Reassessing Key Controls 2367



  • I am currently reviewing controls previously tested under our SOX404 program and I would like to challenge some of them from a ‘KEY’ standpoint. Objective is to gain efficiencies by reducing the number of controls while still meeting the objective of preventing / detecting material misstatement. %0AI have two scenarios for further discussion: (I have plenty more)%0A1) Say a company has Preliminary Materiality set at 500k and has an international location with Revenue forecasted around 1.5mil. Let’s say that during the year you monitored cash receipts and sometime in the 4th quarter you provide evidence that cash receipts against current year revenues were 1.1million. Given the primary assertion here is Existence and cash receipts prove existence since the customer paid for the goods / services. Of course you would test the bank reconciliation and also there is good management control over A/R, wouldn’t this in essence bring revenues down under materiality? Would this be sufficient?%0A2) Next, Say a company has cash receipts going 80% through a lockbox and 20% through local receipts at the office. Daily reconciliations are performed for the Lockbox receipts, and proper SOD is in place for the local receipts. Currently we test this as a multiple daily control and select many cash receipts during each test phase. I am having trouble seeing this area as key for SOX 404. Given the lockbox account is reconciled monthly by someone outside of the cash receipts area in treasury, so any discrepancies between the books and the bank would be caught by this control before the quarterly’s are filed. Next, for the local cash receipts there is proper SOD in place. If there is something going on such as kiting or lapping wouldn’t this would become apparent through customer complaints way before becoming material to the F/S? Say these scenerios did occur at a low USD threshold, yes this could happen but even if it is occurring your still only effecting balance sheet accounts not P_and_L. Could you limit testing to ensure the SOD is in place for local receipts, and just test the monthly cash reconciliations and walk away from the area without testing daily controls (e.g., the local cash logs, daily bank deposits, bank receipt slips…etc)%0AAny debating comments / suggestions will be greatly appreciated.



  • Ringo,
    Welcome to the forum.
    I think that what you are suggesting is exactly what the SEC has in mind with their latest guidance.
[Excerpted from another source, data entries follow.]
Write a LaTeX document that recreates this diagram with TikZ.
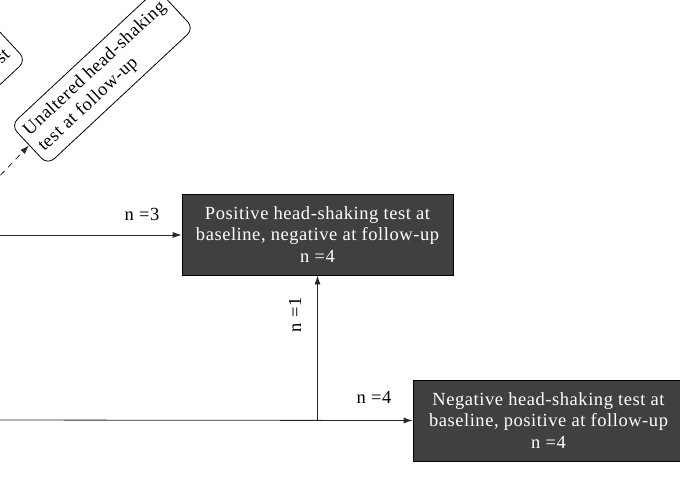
\documentclass[tikz,border=0pt]{standalone}
\usepackage{fontspec}
\setmainfont{Liberation Serif}[LetterSpace=3]
\usetikzlibrary{arrows.meta}
\definecolor{boxfill}{RGB}{64,64,64}
\definecolor{linec}{RGB}{40,40,40}
\tikzset{
  darkbox/.style={draw=black, fill=boxfill, text=white, line width=0.8pt,
    minimum width=271pt, minimum height=81pt, align=center, inner sep=0pt,
    font=\fontsize{18.5}{21.5}\selectfont},
  leafbox/.style={draw=black, fill=white, rounded corners=9pt, line width=0.8pt,
    rotate=43, minimum width=200pt, minimum height=54pt, align=left, inner sep=0pt,
    font=\fontsize{18.5}{21.5}\selectfont},
  conn/.style={draw=linec, line width=0.8pt, -{Latex[length=9pt,width=6pt]}},
  dconn/.style={conn, dash pattern=on 6pt off 5pt},
  lbl/.style={font=\fontsize{18.5}{21.5}\selectfont, inner sep=0pt},
}
\begin{document}
\begin{tikzpicture}[x=1pt,y=-1pt]
\useasboundingbox (0,0) rectangle (680,500);
\clip (0,0) rectangle (680,500);
% nodes
\node[darkbox] (pos) at (317.5,234.5) {Positive head-shaking test at\\baseline, negative at follow-up\\n =4};
\node[darkbox] (neg) at (548.5,420.5) {Negative head-shaking test at\\baseline, positive at follow-up\\n =4};
\node[leafbox] (unalt) at (102.4,76.9) {Unaltered head-shaking\\test at follow-up};
\node[leafbox] (other) at (-65.4,108.7) {};
\node[lbl, rotate=43, anchor=east] (othertxt) at (7.6,52.1) {test};
% free ends
\coordinate (srcA) at (-20,235);
\coordinate (srcB) at (-20,420);
\coordinate (srcD) at (-30,207);
\coordinate (jn) at (pos.south |- srcB);
% connectors
\draw[conn] (srcA) -- (pos.west |- srcA);
\draw[conn] (srcB) -- (neg.west);
\draw[conn] (jn) -- (pos.south);
\draw[dconn] (srcD) -- (unalt.west);
% labels
\node[lbl] (n3) at (142,214) {n =3};
\node[lbl] (n4) at (374,397) {n =4};
\node[lbl, rotate=90] (n1) at (295,315) {n =1};
\end{tikzpicture}
\end{document}
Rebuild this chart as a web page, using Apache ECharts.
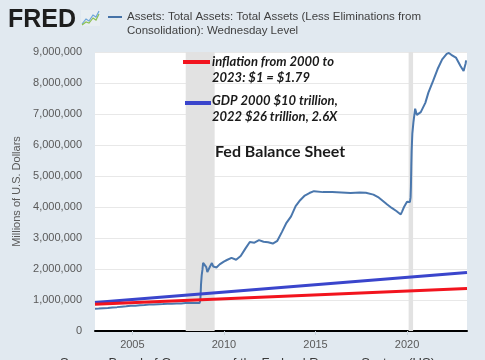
<!DOCTYPE html>
<html><head><meta charset="utf-8">
<script src="https://cdn.jsdelivr.net/npm/echarts@6/dist/echarts.min.js"></script>
<style>html,body{margin:0;padding:0;background:#e1e9f0}#c{width:485px;height:360px}</style>
</head><body><div id="c"></div>
<script>
const walclDates = ['2002-12-18','2003-03-01','2003-06-01','2003-09-01','2003-12-01','2004-03-01','2004-06-01','2004-09-01','2004-12-01','2005-03-01','2005-06-01','2005-09-01','2005-12-01','2006-03-01','2006-06-01','2006-09-01','2006-12-01','2007-03-01','2007-06-01','2007-09-01','2007-12-01','2008-03-01','2008-06-01','2008-09-03','2008-09-17','2008-09-24','2008-10-01','2008-10-15','2008-10-29','2008-11-12','2008-12-17','2009-01-14','2009-02-04','2009-03-04','2009-04-01','2009-05-06','2009-06-03','2009-07-01','2009-08-05','2009-10-07','2009-12-30','2010-03-01','2010-06-01','2010-09-01','2010-12-01','2011-03-01','2011-06-01','2011-09-01','2011-12-01','2012-03-01','2012-06-01','2012-09-01','2012-12-01','2013-03-01','2013-06-01','2013-09-01','2013-12-01','2014-03-01','2014-06-01','2014-09-01','2014-12-01','2015-06-01','2015-12-01','2016-06-01','2016-12-01','2017-06-01','2017-10-01','2018-03-01','2018-06-01','2018-09-01','2018-12-01','2019-03-01','2019-06-01','2019-08-28','2019-09-25','2019-11-01','2019-12-31','2020-02-26','2020-03-11','2020-03-18','2020-03-25','2020-04-01','2020-04-15','2020-05-06','2020-06-10','2020-07-15','2020-08-12','2020-09-30','2020-12-30','2021-03-01','2021-06-01','2021-09-01','2021-12-01','2022-03-01','2022-04-13','2022-06-01','2022-09-01','2022-12-01','2023-02-01','2023-03-08','2023-03-15','2023-03-22'];
const walclValues = [719000,725000,735000,745000,760000,770000,785000,795000,812000,815000,830000,840000,855000,855000,865000,870000,880000,880000,890000,885000,900000,900000,905000,905000,1000000,1200000,1500000,1800000,1970000,2200000,2260000,2060000,1900000,1950000,2090000,2190000,2080000,2040000,2050000,2150000,2240000,2290000,2360000,2300000,2420000,2650000,2870000,2850000,2930000,2880000,2860000,2820000,2910000,3190000,3490000,3700000,4030000,4220000,4370000,4450000,4510000,4480000,4480000,4470000,4450000,4470000,4460000,4400000,4320000,4200000,4080000,3970000,3870000,3760000,3860000,4000000,4170000,4160000,4310000,4670000,5300000,5810000,6370000,6720000,7170000,6970000,6960000,7060000,7360000,7690000,8060000,8450000,8760000,8940000,8970000,8910000,8820000,8550000,8390000,8340000,8640000,8730000];
const inflationDates = ['2002-12-18','2023-04-10'];
const inflationValues = [860000,1370000];
const gdpDates = ['2002-12-18','2023-04-10'];
const gdpValues = [920000,1890000];
const xTickYears = ['2005','2010','2015','2020'];
const recessions = [['2007-12-01','2009-06-30'],['2020-02-01','2020-04-30']];

const ts = s => new Date(s + 'T00:00:00').getTime();
const xTicks = xTickYears.map(y => ts(y + '-01-01'));
const pair = (d, v) => d.map((x, i) => [ts(x), v[i]]);

const chart = echarts.init(document.getElementById('c'), null, {renderer: 'canvas'});
chart.setOption({
  backgroundColor: '#e1e9f0',
  animation: false,
  grid: {left: 95, right: 18, top: 52, bottom: 29, show: true, backgroundColor: '#ffffff', borderWidth: 0},
  xAxis: {
    type: 'value', min: ts('2002-12-18'), max: ts('2023-04-10'),
    axisLine: {show: true, onZero: false, lineStyle: {color: '#000', width: 2}},
    axisTick: {show: true, customValues: xTicks, length: 4, lineStyle: {color: '#c8d3dc'}},
    axisLabel: {customValues: xTicks, formatter: v => String(new Date(v).getFullYear()), color: '#595959', fontSize: 11, fontFamily: 'Liberation Sans', margin: 8},
    splitLine: {show: false}
  },
  yAxis: {
    type: 'value', min: 0, max: 9000000, interval: 1000000,
    axisLine: {show: false}, axisTick: {show: false},
    axisLabel: {color: '#595959', fontSize: 11, fontFamily: 'Liberation Sans', margin: 13, formatter: v => v.toLocaleString('en-US')},
    splitLine: {lineStyle: {color: '#e8e8e8', width: 1}},
    name: 'Millions of U.S. Dollars', nameLocation: 'middle', nameRotate: 90, nameGap: 70,
    nameTextStyle: {color: '#595959', fontSize: 11, fontFamily: 'Liberation Sans'}
  },
  series: [
    {type: 'line', data: pair(walclDates, walclValues), showSymbol: false, lineStyle: {color: '#4a77ad', width: 2}, z: 3,
     markArea: {silent: true, itemStyle: {color: '#e2e2e2'}, data: recessions.map(r => [{xAxis: ts(r[0])}, {xAxis: ts(r[1])}])}},
    {type: 'line', data: pair(gdpDates, gdpValues), showSymbol: false, lineStyle: {color: '#3a45cc', width: 3}, z: 4},
    {type: 'line', data: pair(inflationDates, inflationValues), showSymbol: false, lineStyle: {color: '#f2141e', width: 3}, z: 4}
  ],
  graphic: [
    {type: 'text', left: 8, top: 8, style: {text: 'FRED', font: 'bold 25px "Liberation Sans"', fill: '#1d1d1d'}},
    {type: 'rect', shape: {x: 81, y: 10, width: 19, height: 16}, style: {fill: '#e8eef2'}},
    {type: 'polyline', shape: {points: [[82,24],[86,19],[89,21],[93,15],[96,17],[99,11]]}, style: {stroke: '#6da5d8', lineWidth: 1.2, fill: null}},
    {type: 'polyline', shape: {points: [[82,25],[86,22],[89,23],[93,18],[96,20],[99,14]]}, style: {stroke: '#8cc152', lineWidth: 1.2, fill: null}},
    {type: 'line', shape: {x1: 108, y1: 17, x2: 122, y2: 17}, style: {stroke: '#4572a7', lineWidth: 2}},
    {type: 'text', left: 127, top: 10, style: {text: 'Assets: Total Assets: Total Assets (Less Eliminations from\nConsolidation): Wednesday Level', font: '11.5px "Liberation Sans"', fill: '#3f3f3f', lineHeight: 14}},
    {type: 'line', shape: {x1: 183, y1: 62, x2: 210, y2: 62}, style: {stroke: '#f2141e', lineWidth: 4}, z: 10},
    {type: 'text', left: 212, top: 54, z: 10, style: {text: 'inflation from 2000 to\n2023: $1 = $1.79', font: 'italic bold 13px Lato', fill: '#1a1a1a', lineHeight: 16}},
    {type: 'line', shape: {x1: 185, y1: 103, x2: 211, y2: 103}, style: {stroke: '#3a45cc', lineWidth: 4}, z: 10},
    {type: 'text', left: 212, top: 93, z: 10, style: {text: 'GDP 2000 $10 trillion,\n2022 $26 trillion, 2.6X', font: 'italic bold 13px Lato', fill: '#1a1a1a', lineHeight: 16}},
    {type: 'text', left: 215, top: 144, z: 10, style: {text: 'Fed Balance Sheet', font: 'bold 16px Lato', fill: '#1a1a1a'}},
    {type: 'text', left: 60, top: 357, style: {text: 'Source: Board of Governors of the Federal Reserve System (US)', font: '13px "Liberation Sans"', fill: '#3a3a3a'}}
  ]
});
</script></body></html>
Materiality and risk are both being considered as well as other controls in existence (SOD, bank recons). Depending on your other accounting locations, you might even be able to argue that this location with revenues of only 1.5MM could be considered out of scope for SOX as there are quite likely other management controls over a high-level review of this location’s financial results.



  • Kymike,
    Thank you for the welcome and your reply.
    Your previous post ‘scaling back on the testing of entity-level controls that offer no direct reduction of financial reporting risk at the assertion level’ is related to this theme of re-evaluating KEY controls. This post gave me some ideas where I could hopefully scale back in this area. I have yet to run it by our externals…I will let you know.
    I think the key here is not to focus so much on the risk at the account balance level but instead focus on the relevant primary assertion which will maybe reduce management’s overall testing, as well as the external auditor’s test efforts since they rely on managements work. reference IIA SOX 404 guidance 2nd Edition for more information on this topic. This is a great ‘free’ resource.
    I hope to hear from others on how they are gaining efficiencies related to the new AS5 / SEC guidance and how they got their external auditors to concur on the methodology. This doesn’t only have to be related to only re-evaluating key controls, but also redesigning current controls so they function at a higher level resulting in less process level testing, or automating controls, or scaling back in areas which aren’t necessarily key, etc…
    Hopefully there is more posts in this area in which we all can benefit from.



  • Ringo,
    I am a little late to this discussion but I agree with your assessment. A top down risk based approach looks to test controls in place higher in the control sequence. Stepping back to the reconciliation is a realistic level to test.
    I am curious how you handle testing at the reconciliation level. The control is the completion of the reconciliation and timely resolution of any discrepancies. We determine the reconciliation and resolution occur on a timely basis. I am aware of companies that actually recreate the reconciliation.